Desktop research, or simply known as googling in today’s context, is the act of collecting information about a particular topic or domain, with a broad/generic question in mind, or even without any question at all.
One way to do this is simply keep googling related search terms and noting down facts and statistics, and constantly drilling down on a specific term until it’s milked - sort of like a depth-first search of collecting information. After we are satisfied with all the information we collect, we then try to piece together a story. But is this a good approach?
Pozen argues that “although extensive research might seem a logical first step, it’s actually very inefficient.” This is because “there are literally thousands of facts that could be relevant to any project; do you really want to collect them all?”
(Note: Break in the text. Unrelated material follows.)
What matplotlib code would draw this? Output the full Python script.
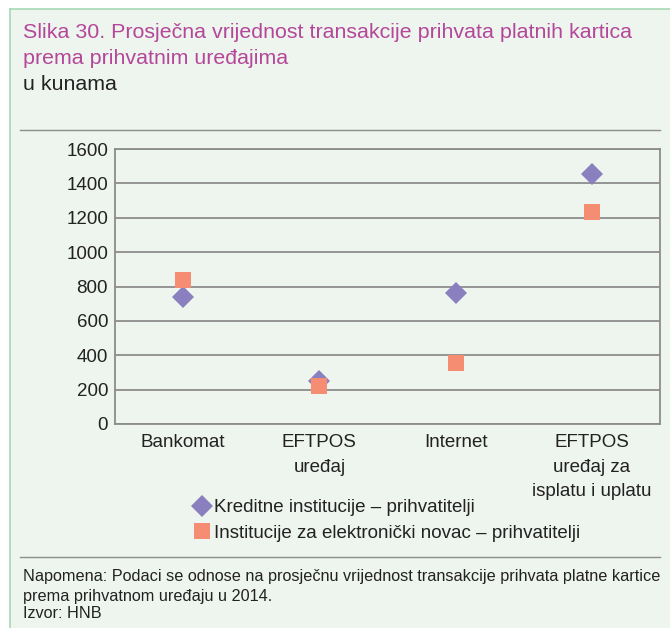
import matplotlib
matplotlib.use("Agg")
import matplotlib.pyplot as plt
from matplotlib.patches import Rectangle
from matplotlib.lines import Line2D

plt.rcParams['font.family'] = ['Liberation Sans', 'DejaVu Sans']

# average transaction value per acceptance device, kuna (2014)
categories = ["Bankomat", "EFTPOS\nuređaj", "Internet", "EFTPOS\nuređaj za\nisplatu i uplatu"]
kreditne = [740, 250, 760, 1455]
e_novac = [835, 220, 355, 1235]
series_names = ["Kreditne institucije – prihvatitelji",
                "Institucije za elektronički novac – prihvatitelji"]
y_ticks = [0, 200, 400, 600, 800, 1000, 1200, 1400, 1600]

bg = "#EEF4EE"
purple = "#8A80BF"
salmon = "#F58D73"
magenta = "#B4479A"
grid_col = "#8C8C8C"
txt = "#222222"

fig = plt.figure(figsize=(6.7, 6.28), dpi=100)
fig.patch.set_facecolor("white")

# panel background with green frame on top and left
fig.patches.append(Rectangle((10 / 670, 0), 1, 1 - 9 / 628, transform=fig.transFigure,
                             facecolor=bg, edgecolor="none", zorder=-2))
fig.add_artist(Line2D([10 / 670, 1], [1 - 9 / 628, 1 - 9 / 628], color="#A8D8B5", lw=1.2))
fig.add_artist(Line2D([10 / 670, 10 / 670], [0, 1 - 9 / 628], color="#A8D8B5", lw=1.2))

# separator rules
fig.add_artist(Line2D([20 / 670, 660 / 670], [1 - 130 / 628] * 2, color="#8E8E8E", lw=1))
fig.add_artist(Line2D([20 / 670, 660 / 670], [1 - 557 / 628] * 2, color="#8E8E8E", lw=1))

fig.text(23 / 670, 1 - 33 / 628, "Slika 30. Prosječna vrijednost transakcije prihvata platnih kartica",
         color=magenta, fontsize=15.4, va="center", ha="left")
fig.text(23 / 670, 1 - 59 / 628, "prema prihvatnim uređajima",
         color=magenta, fontsize=15.4, va="center", ha="left")
fig.text(23 / 670, 1 - 84 / 628, "u kunama", color=txt, fontsize=15.4, va="center", ha="left")

ax = fig.add_axes([115 / 670, 1 - 424 / 628, 545 / 670, 275 / 628])
ax.set_facecolor(bg)
x = list(range(len(categories)))
ax.set_xlim(-0.5, len(categories) - 0.5)
ax.set_ylim(0, 1600)
ax.set_yticks(y_ticks)
ax.yaxis.grid(True, color=grid_col, lw=1.3)
ax.set_axisbelow(True)
for s in ax.spines.values():
    s.set_color(grid_col)
    s.set_linewidth(1.3)

ax.plot(x, kreditne, ls="none", marker="D", ms=10.8, mew=0, color=purple, zorder=3,
        label=series_names[0])
ax.plot(x, e_novac, ls="none", marker="s", ms=11.5, mew=0, color=salmon, zorder=4,
        label=series_names[1])

ax.set_xticks(x)
ax.set_xticklabels(categories, fontsize=13.5, color=txt, linespacing=1.6)
ax.tick_params(axis="x", length=0, pad=7)
ax.tick_params(axis="y", length=0, pad=5, labelsize=13.5, labelcolor=txt)

leg = fig.legend(loc="upper left", bbox_to_anchor=(191 / 670, 1 - 499 / 628), frameon=False,
                 fontsize=13.5, handletextpad=0.0, handlelength=1.2, labelspacing=0.45,
                 borderpad=0, borderaxespad=0)
for t in leg.get_texts():
    t.set_color(txt)

fig.text(23 / 670, 1 - 577 / 628,
         "Napomena: Podaci se odnose na prosječnu vrijednost transakcije prihvata platne kartice",
         fontsize=11.7, va="center", ha="left", color=txt)
fig.text(23 / 670, 1 - 596 / 628, "prema prihvatnom uređaju u 2014.",
         fontsize=11.7, va="center", ha="left", color=txt)
fig.text(23 / 670, 1 - 614 / 628, "Izvor: HNB",
         fontsize=11.7, va="center", ha="left", color=txt)

fig.savefig("out.png", dpi=100, facecolor=fig.get_facecolor())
Instead, Pozen suggests that we first form “tentative conclusions”, by first thinking hard about our problem. “After a day or so of gathering relevant information, write down your tentative conclusions for the project. These will allow you to more quickly engage in analysis - rather than description - by providing a focus for your subsequent research.”
If you think about it, this makes a lot of sense and sounds more productive. And it’s a pretty scientific way of doing things - scientists don’t endeavour to do all the experiments that they can possibly imagine and then collecting all the data. Instead, they formulate hypotheses and design experiments to refute their claims. If their claims are not refuted, or are even proven, then they become published and reliable facts, for now.
And this applies to more than just desktop research:
Think of how you first learn a programming language outside of a school setting. Odds are you “hacked” your way through to your current level of proficiency, by relying on Google and Stackoverflow. You were probably required to write some production or project code, had an idea, didn’t work out, googled, and try again and again. Not going through things like “Basic data structures in Python” and work from thereon. I am definitely guilty of this - when I first started learning about Spark and writing PySpark code, I tried multiple times to start from some tutorial and slowly work my way up toward proficiency. Each time, I failed either because the material gets boring, or I lose patience, or something like that. It just doesn’t work.
Which is the more efficient of doing exploratory data analysis - plotting every single plot and collecting every single summary statistics there is to your data, or coming up with several hypotheses and then visualising and testing them? “My guess is that age is not normally distributed in this dataset, let’s see.”